What is interesting is that a number of his clients deploy the Tsagaris magic alongside more widespread current practices. And what is downright surprising is that, unlike many in the aesthetics business, he isn’t in one particular camp when it comes to non-invasive and invasive practices but is rather focused on, he says, “what works”.

There is only so much he can do when it comes to what he calls “advanced skin laxity issues”, for example, and so he is an advocate for a mini facelift when, he says, “the time is right”. What, precisely, does he mean by a mini facelift? “One of the less invasive surgical procedures that address signs of facial sagging, especially in the lower face, jawline and sometimes the neck. These include options like the V-lift, short-scar facelift, or MACS [minimal-access cranial suspension] lift.

“These procedures typically involve smaller incisions, less downtime, and a more subtle, natural-looking lift compared to a full facelift. When integrated thoughtfully they can enhance and prolong the results of holistic skin therapies, offering a truly synergistic approach to facial rejuvenation.”

Back to Tsagaris’s treatments. It takes around four to six monthly visits to achieve the best results. From then on it’s a maintenance session every three months or so.

His raison d’être, he continues, is to “integrate holistic practices with cutting-edge science and modern aesthetics”. “By combining traditional methods such as acupuncture, which is known to stimulate microcirculation and the body’s healing processes, with scientifically backed techniques like collagen-stimulating skin needling, I can address the skin’s structural and functional needs at multiple levels.”

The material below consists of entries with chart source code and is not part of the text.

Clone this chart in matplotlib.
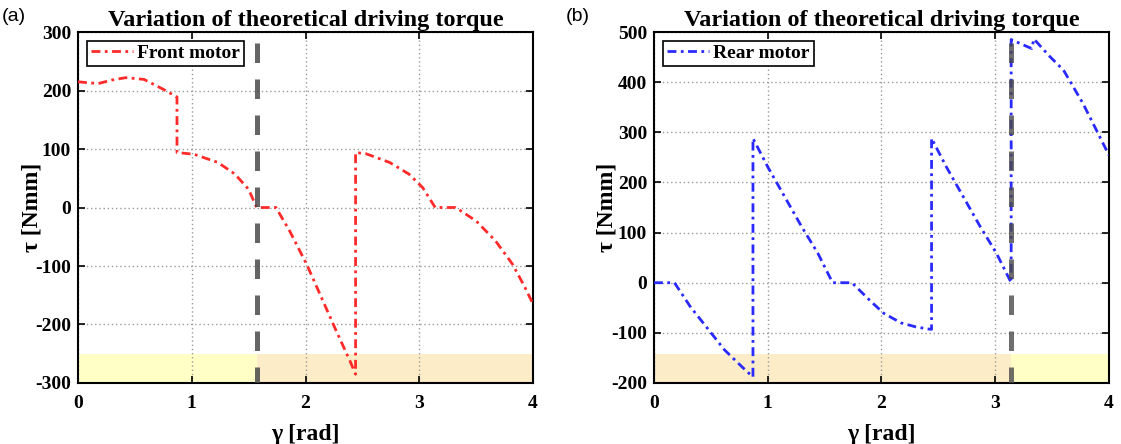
import matplotlib
matplotlib.use("Agg")
import matplotlib.pyplot as plt
import numpy as np

plt.rcParams['font.family'] = ['Liberation Serif', 'DejaVu Serif']
plt.rcParams['font.weight'] = 'bold'
plt.rcParams['axes.unicode_minus'] = False

# front motor torque
gamma_front = [0, 0.10, 0.18, 0.30, 0.42, 0.58, 0.75, 0.87, 0.87, 1.02, 1.23, 1.38,
               1.50, 1.57, 1.74, 1.86, 2.01, 2.14, 2.27, 2.39, 2.44, 2.44, 2.53,
               2.74, 2.91, 3.03, 3.14, 3.32, 3.50, 3.67, 3.82, 3.93, 4.0]
tau_front = [215, 213, 212, 218, 222, 219, 202, 189, 94, 91, 77, 57,
             31, 0, 0, -40, -97, -154, -211, -262, -285, 94, 92,
             77, 57, 34, 0, 0, -23, -57, -97, -137, -165]

# rear motor torque
gamma_rear = [0, 0.18, 0.32, 0.47, 0.62, 0.77, 0.87, 0.87, 1.0, 1.15, 1.30, 1.44,
              1.57, 1.74, 1.91, 2.02, 2.17, 2.30, 2.40, 2.44, 2.44, 2.57, 2.72,
              2.87, 3.01, 3.14, 3.14, 3.32, 3.34, 3.48, 3.60, 3.77, 3.89, 4.0]
tau_rear = [0, 0, -48, -91, -134, -167, -188, 288, 231, 171, 111, 59,
            0, 0, -38, -61, -80, -88, -92, -93, 288, 231, 171,
            111, 59, 0, 485, 467, 486, 451, 424, 358, 304, 254]

YELLOW = '#ffffc6'
ORANGE = '#fcecc8'


def style_axes(ax, ylim, yticks):
    ax.set_xlim(0, 4)
    ax.set_ylim(*ylim)
    ax.set_xticks([0, 1, 2, 3, 4])
    ax.set_yticks(yticks)
    ax.tick_params(direction='in', top=True, right=True, length=5, width=1.2,
                   labelsize=14, pad=5)
    ax.tick_params(axis='x', pad=8.5)
    ax.grid(True, linestyle=(0, (1, 2)), color='#9a9a9a', linewidth=1)
    for s in ax.spines.values():
        s.set_linewidth(1.5)
    ax.set_title('Variation of theoretical driving torque', fontsize=17.5,
                 fontweight='bold', pad=4)
    ax.set_xlabel('γ [rad]', fontsize=17, fontweight='bold', labelpad=9)
    ax.set_ylabel('τ [Nmm]', fontsize=17, fontweight='bold', labelpad=-5)


fig = plt.figure(figsize=(11.21, 4.44), dpi=100)
ax1 = fig.add_axes([0.0696, 0.1374, 0.4059, 0.7905])
ax2 = fig.add_axes([0.5834, 0.1374, 0.4059, 0.7905])

# (a) front motor
ylo, yhi = -300, 300
band = (yhi - ylo) / 12
ax1.fill_between([0, np.pi / 2], ylo, ylo + band, color=YELLOW, lw=0, zorder=0)
ax1.fill_between([np.pi / 2, 4], ylo, ylo + band, color=ORANGE, lw=0, zorder=0)
ax1.plot(gamma_front, tau_front, color='#ff2a2a', lw=2, dashes=(3.2, 1.6, 1, 1.6),
         label='Front motor', zorder=3)
ax1.plot([np.pi / 2, np.pi / 2], [yhi, ylo], color='#4a4a4a', alpha=0.85, lw=3.6,
         linestyle=(5.0, (3.9, 3.3)), zorder=4)
style_axes(ax1, (ylo, yhi), [-300, -200, -100, 0, 100, 200, 300])

# (b) rear motor
ylo, yhi = -200, 500
band = (yhi - ylo) / 12
ax2.fill_between([0, np.pi], ylo, ylo + band, color=ORANGE, lw=0, zorder=0)
ax2.fill_between([np.pi, 4], ylo, ylo + band, color=YELLOW, lw=0, zorder=0)
ax2.plot(gamma_rear, tau_rear, color='#2a2aff', lw=2, dashes=(3.2, 1.6, 1, 1.6),
         label='Rear motor', zorder=3)
ax2.plot([np.pi, np.pi], [yhi, ylo], color='#4a4a4a', alpha=0.8, lw=3.6,
         linestyle=(5.0, (3.9, 3.3)), zorder=4)
style_axes(ax2, (ylo, yhi), [-200, -100, 0, 100, 200, 300, 400, 500])

for ax in (ax1, ax2):
    leg = ax.legend(loc='upper left', fontsize=14, fancybox=False, framealpha=1,
                    edgecolor='black', handlelength=2.2, borderpad=0.2,
                    handletextpad=0.2, borderaxespad=0.45)
    leg.get_frame().set_linewidth(1.2)

fig.text(0.002, 0.962, '(a)', fontsize=14, family='Liberation Sans',
         fontweight='normal', va='center')
fig.text(0.505, 0.962, '(b)', fontsize=14, family='Liberation Sans',
         fontweight='normal', va='center')

fig.savefig('out.png', dpi=100)
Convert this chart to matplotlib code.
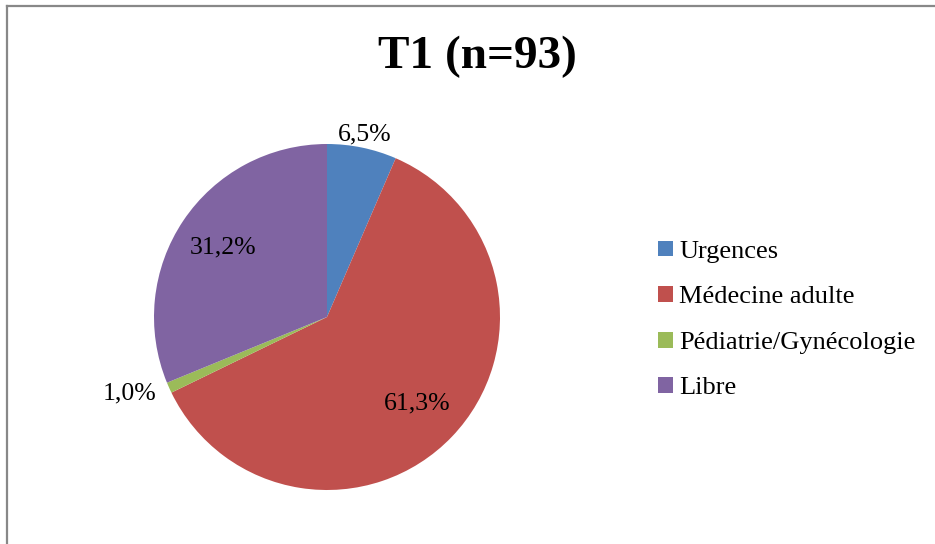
import numpy as np
import matplotlib
matplotlib.use('Agg')
import matplotlib.pyplot as plt
from matplotlib.patches import Patch
from matplotlib.lines import Line2D

# Data (percentages, n = 93)
categories = ['Urgences', 'Médecine adulte', 'Pédiatrie/Gynécologie', 'Libre']
values = [6.5, 61.3, 1.0, 31.2]
colors = ['#4F81BD', '#C0504D', '#9BBB59', '#8064A2']
title = 'T1 (n=93)'

plt.rcParams['font.family'] = ['Liberation Serif', 'DejaVu Serif']

W, H = 935, 544
fig = plt.figure(figsize=(W / 100, H / 100), dpi=100)

# pie area: centre (327, 317) px, radius 173 px
cx, cy, r = 327, 317, 173
ax = fig.add_axes([(cx - r) / W, (H - cy - r) / H, 2 * r / W, 2 * r / H])
wedges, _ = ax.pie(values, colors=colors, startangle=90, counterclock=False,
                   radius=1, wedgeprops=dict(linewidth=0))
ax.set_xlim(-1, 1)
ax.set_ylim(-1, 1)
ax.set_aspect('equal')
ax.axis('off')

inside = [False, True, False, True]
for w, v, ins in zip(wedges, values, inside):
    ang = np.deg2rad((w.theta1 + w.theta2) / 2)
    dx, dy = np.cos(ang), np.sin(ang)
    txt = f'{v:.1f}%'.replace('.', ',')
    if ins:
        d, ha = 0.72, 'center'
    else:
        d = 1.08
        ha = 'center' if abs(dx) < 0.3 else ('left' if dx > 0 else 'right')
    ax.text(d * dx, d * dy, txt, ha=ha, va='center', fontsize=18.5, clip_on=False)

fig.text(477 / W, 1 - 57 / H, title, ha='center', va='center',
         fontsize=34, fontweight='bold')

handles = [Patch(facecolor=c, edgecolor='none') for c in colors]
fig.legend(handles, categories, loc='center left',
           bbox_to_anchor=(645 / W, 1 - 320 / H), frameon=False,
           fontsize=19, handlelength=0.55, handleheight=0.55,
           handletextpad=0.25, labelspacing=0.88, borderpad=0)

# chart frame (left and top edges visible)
fig.add_artist(Line2D([7 / W, 7 / W], [0, 1 - 6 / H], color='#888888',
                      linewidth=1.6, transform=fig.transFigure))
fig.add_artist(Line2D([7 / W, 1], [1 - 6 / H, 1 - 6 / H], color='#888888',
                      linewidth=1.6, transform=fig.transFigure))

fig.savefig('out.png', dpi=100)
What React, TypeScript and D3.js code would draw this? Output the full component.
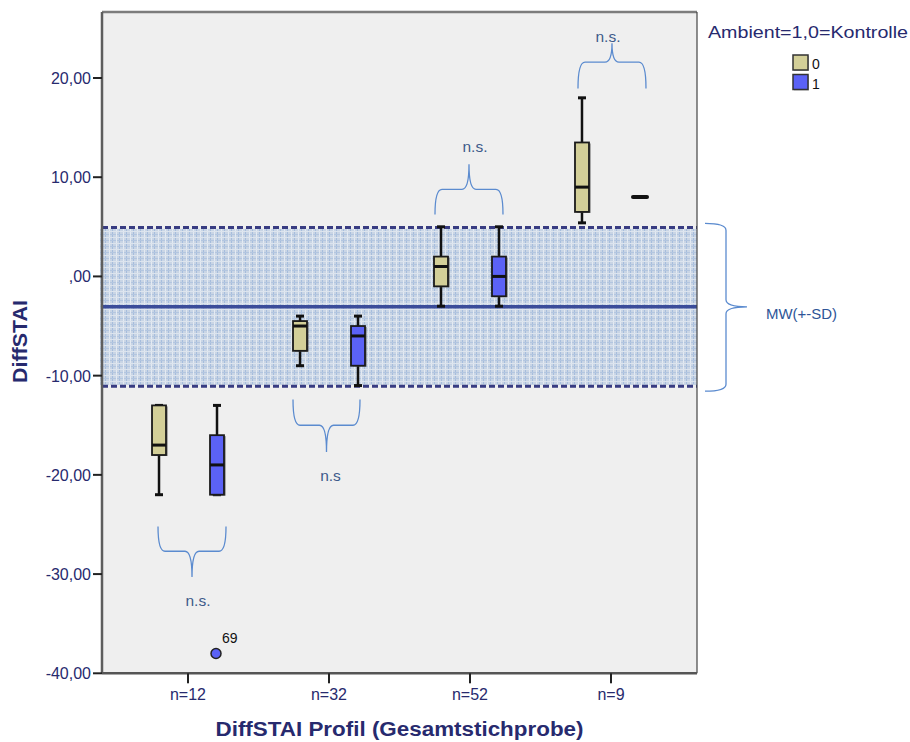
import React from "react";
import * as d3 from "d3";

const categories = ["n=12", "n=32", "n=52", "n=9"];
const groups = ["0", "1"];
const groupColors = ["#d3cf98", "#5b62f6"];

// group 0 (Kontrolle)
const min0 = [-22, -9, -3, 5.4];
const q1_0 = [-18, -7.5, -1, 6.5];
const med0 = [-17, -5, 1, 9];
const q3_0 = [-13, -4.5, 2, 13.5];
const max0 = [-13, -4, 5, 18];
// group 1 (Ambient)
const min1 = [-22, -11, -3, 8];
const q1_1 = [-22, -9, -2, 8];
const med1 = [-19, -6, 0, 8];
const q3_1 = [-16, -5, 2, 8];
const max1 = [-13, -4, 5, 8];

const outlierCats = ["n=12"];
const outlierGroups = [1];
const outlierValues = [-38];
const outlierLabels = ["69"];

const yTicks = [20, 10, 0, -10, -20, -30, -40];
const meanValue = -3.06;
const sdValue = 8.0;

// brace annotations (value units)
const braceTips = [-25.2, -12.4, 6.25, 18.95];
const braceMids = [-27.7, -15.0, 8.77, 21.6];
const bracePoints = [-30.3, -17.7, 11.3, 23.5];
const braceLabels = ["n.s.", "n.s", "n.s.", "n.s."];

const W = 910;
const H = 742;
const L = 102, R = 697, T = 12, B = 673.3;
const FONT = "'Liberation Sans', Arial, sans-serif";

function fmt(v: number) {
  if (v === 0) return ",00";
  return v.toFixed(2).replace(".", ",");
}

function hBrace(x1: number, x2: number, yb: number, ym: number, yt: number) {
  const xc = (x1 + x2) / 2;
  const r = 7;
  return `M${x1},${yb} Q${x1},${ym} ${x1 + r},${ym} L${xc - r},${ym} Q${xc},${ym} ${xc},${yt} Q${xc},${ym} ${xc + r},${ym} L${x2 - r},${ym} Q${x2},${ym} ${x2},${yb}`;
}

function vBrace(y1: number, y2: number, xb: number, xm: number, xt: number, yc: number) {
  const r = 7;
  return `M${xb},${y1} Q${xm},${y1} ${xm},${y1 + r} L${xm},${yc - r} Q${xm},${yc} ${xt},${yc} Q${xm},${yc} ${xm},${yc + r} L${xm},${y2 - r} Q${xm},${y2} ${xb},${y2}`;
}

export default function App() {
  const y = d3.scaleLinear().domain([-40, 26.65]).range([B, T]);
  const x = d3.scalePoint<string>().domain(categories).range([L, R]).padding(0.61);
  const gx = d3.scalePoint<string>().domain(groups).range([-29, 29]);
  const bw = 14;

  const stats = [
    { min: min0, q1: q1_0, med: med0, q3: q3_0, max: max0 },
    { min: min1, q1: q1_1, med: med1, q3: q3_1, max: max1 },
  ];

  const navy = "#272a6e";
  const braceEnds: [number, number][] = [[-30, 38], [-36, 31], [-35, 33], [-33, 35]];
  const labelDy = [29, 29, -12, -1];
  const labelDx = [6, 4, 6, -4];

  return (
    <svg width={W} height={H} style={{ position: "absolute", left: 0, top: 0, background: "#fff" }} fontFamily={FONT}>
      <defs>
        <pattern id="grid" width="7" height="6" patternUnits="userSpaceOnUse">
          <rect width="7" height="6" fill="#c9d5e5" />
          <rect x="0" y="0" width="1" height="6" fill="#a6bddd" />
          <rect x="0" y="0" width="7" height="1" fill="#b3c6e0" />
          <rect x="4" y="0" width="1" height="6" fill="#e4eaf2" />
          <rect x="0" y="3" width="7" height="1" fill="#dce4ee" />
        </pattern>
      </defs>
      {/* plot background */}
      <rect x={L} y={T} width={R - L} height={B - T} fill="#efefef" />

      {/* mean +- sd band */}
      <rect x={L - 2} y={y(meanValue + sdValue) + 1.5} width={R - L + 2} height={y(meanValue - sdValue) - y(meanValue + sdValue) - 3} fill="url(#grid)" />
      <line x1={L} x2={R} y1={y(meanValue + sdValue)} y2={y(meanValue + sdValue)} stroke="#383c82" strokeWidth={3} strokeDasharray="6,3" />
      <line x1={L} x2={R} y1={y(meanValue - sdValue)} y2={y(meanValue - sdValue)} stroke="#383c82" strokeWidth={3} strokeDasharray="6,3" />
      <line x1={L} x2={R} y1={y(meanValue)} y2={y(meanValue)} stroke="#3a4c9a" strokeWidth={3.5} />

      {/* boxes */}
      {categories.map((c, ci) =>
        groups.map((g, gi) => {
          const s = stats[gi];
          const cx = (x(c) as number) + (gx(g) as number);
          const lo = s.min[ci], q1 = s.q1[ci], md = s.med[ci], q3 = s.q3[ci], hi = s.max[ci];
          if (lo === hi) {
            return (
              <line key={c + g} x1={cx - 7} x2={cx + 7} y1={y(md)} y2={y(md)} stroke="#111" strokeWidth={4} strokeLinecap="round" />
            );
          }
          return (
            <g key={c + g}>
              <line x1={cx} x2={cx} y1={y(hi)} y2={y(lo)} stroke="#111" strokeWidth={2.5} />
              <line x1={cx - 4} x2={cx + 4} y1={y(hi)} y2={y(hi)} stroke="#111" strokeWidth={3} />
              <line x1={cx - 4} x2={cx + 4} y1={y(lo)} y2={y(lo)} stroke="#111" strokeWidth={3} />
              <rect x={cx - bw / 2 + 2} y={y(q3) + 1} width={bw} height={y(q1) - y(q3)} fill="#6e6e6e" opacity={0.55} />
              <rect x={cx - bw / 2} y={y(q3)} width={bw} height={y(q1) - y(q3)} fill={groupColors[gi]} stroke="#1a1a1a" strokeWidth={1.8} />
              <line x1={cx - bw / 2} x2={cx + bw / 2} y1={y(md)} y2={y(md)} stroke="#111" strokeWidth={3} />
            </g>
          );
        })
      )}

      {/* outliers */}
      {outlierValues.map((v, i) => {
        const cx = (x(outlierCats[i]) as number) + (gx(groups[outlierGroups[i]]) as number) - 1;
        return (
          <g key={"o" + i}>
            <circle cx={cx} cy={y(v)} r={5} fill={groupColors[outlierGroups[i]]} stroke="#222" strokeWidth={1.5} />
            <text x={cx + 6} y={y(v) - 10} fontSize={14} fill="#111">{outlierLabels[i]}</text>
          </g>
        );
      })}

      {/* braces */}
      {categories.map((c, ci) => {
        const x1 = (x(c) as number) + braceEnds[ci][0];
        const x2 = (x(c) as number) + braceEnds[ci][1];
        const xc = (x1 + x2) / 2;
        return (
          <g key={"b" + c}>
            <path d={hBrace(x1, x2, y(braceTips[ci]), y(braceMids[ci]), y(bracePoints[ci]))} fill="none" stroke="#5b8bcf" strokeWidth={1.3} />
            <text x={xc + labelDx[ci]} y={y(bracePoints[ci]) + labelDy[ci]} fontSize={15.5} fill="#3d5a8a" textAnchor="middle">{braceLabels[ci]}</text>
          </g>
        );
      })}

      {/* MW brace */}
      <path d={vBrace(y(meanValue + sdValue) - 4, y(meanValue - sdValue) + 5, R + 8, R + 29, R + 50, y(meanValue))} fill="none" stroke="#5b8bcf" strokeWidth={1.3} />
      <text x={766} y={y(meanValue) + 12} fontSize={14.5} fill="#2e5597" textLength={71} lengthAdjust="spacingAndGlyphs">MW(+-SD)</text>

      {/* frame */}
      <line x1={L} x2={R} y1={T} y2={T} stroke="#7c7c7c" strokeWidth={2.5} />
      <line x1={R} x2={R} y1={T} y2={B} stroke="#444" strokeWidth={1.2} />
      <line x1={L} x2={L} y1={T} y2={B} stroke="#5e5e5e" strokeWidth={2.5} />
      <line x1={L} x2={R} y1={B} y2={B} stroke="#555" strokeWidth={2.5} />

      {/* y axis */}
      {yTicks.map((t) => (
        <g key={"y" + t}>
          <line x1={L - 9} x2={L} y1={y(t)} y2={y(t)} stroke="#222" strokeWidth={2} />
          <text x={L - 11} y={y(t) + 6} fontSize={16} fill={navy} textAnchor="end">{fmt(t)}</text>
        </g>
      ))}
      {/* x axis */}
      {categories.map((c) => (
        <g key={"x" + c}>
          <line x1={x(c) as number} x2={x(c) as number} y1={B} y2={B + 10} stroke="#222" strokeWidth={2} />
          <text x={x(c) as number} y={700} fontSize={16} fill={navy} textAnchor="middle">{c}</text>
        </g>
      ))}

      <text transform={`translate(27,341.5) rotate(-90)`} fontSize={20} fontWeight="bold" fill={navy} textAnchor="middle" textLength={83} lengthAdjust="spacingAndGlyphs">DiffSTAI</text>
      <text x={(L + R) / 2} y={736} fontSize={19.5} fontWeight="bold" fill={navy} textAnchor="middle" textLength={368} lengthAdjust="spacingAndGlyphs">DiffSTAI Profil (Gesamtstichprobe)</text>

      {/* legend */}
      <text x={708} y={38} fontSize={17} fill={navy} textLength={200} lengthAdjust="spacingAndGlyphs">Ambient=1,0=Kontrolle</text>
      {groups.map((g, gi) => (
        <g key={"l" + g}>
          <rect x={794} y={56 + gi * 19.5} width={15} height={15} fill="#888" opacity={0.5} />
          <rect x={793} y={55 + gi * 19.5} width={15} height={15} fill={groupColors[gi]} stroke="#333" strokeWidth={1.5} />
          <text x={812} y={69 + gi * 19.5} fontSize={14} fill="#111">{g}</text>
        </g>
      ))}
    </svg>
  );
}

There are other aspects to what he does. “I also use scientifically proven bioactive ingredients to support skin regeneration, such as hyaluronic acid, which hydrates the skin, and bespoke skin booster actives that boost collagen production. The result is a multidimensional approach that merges the best of both worlds.”

If my own experience is anything to go by, his self-forged innovations could equate to nothing less than a revolution in anti-ageing treatments — a velvet-skinned revolution. Certainly he has ambitious plans for global expansion.

“Having no wrinkles doesn’t make you look younger,” he says, in his quietly evangelical way. “Having good, healthy skin makes you look younger.” Pause. “Even if we were able to look 20 at the age of 80, that would be silly. We should be proud to have lived and progressed. What I want is for people to look the best possible version of the age they are.”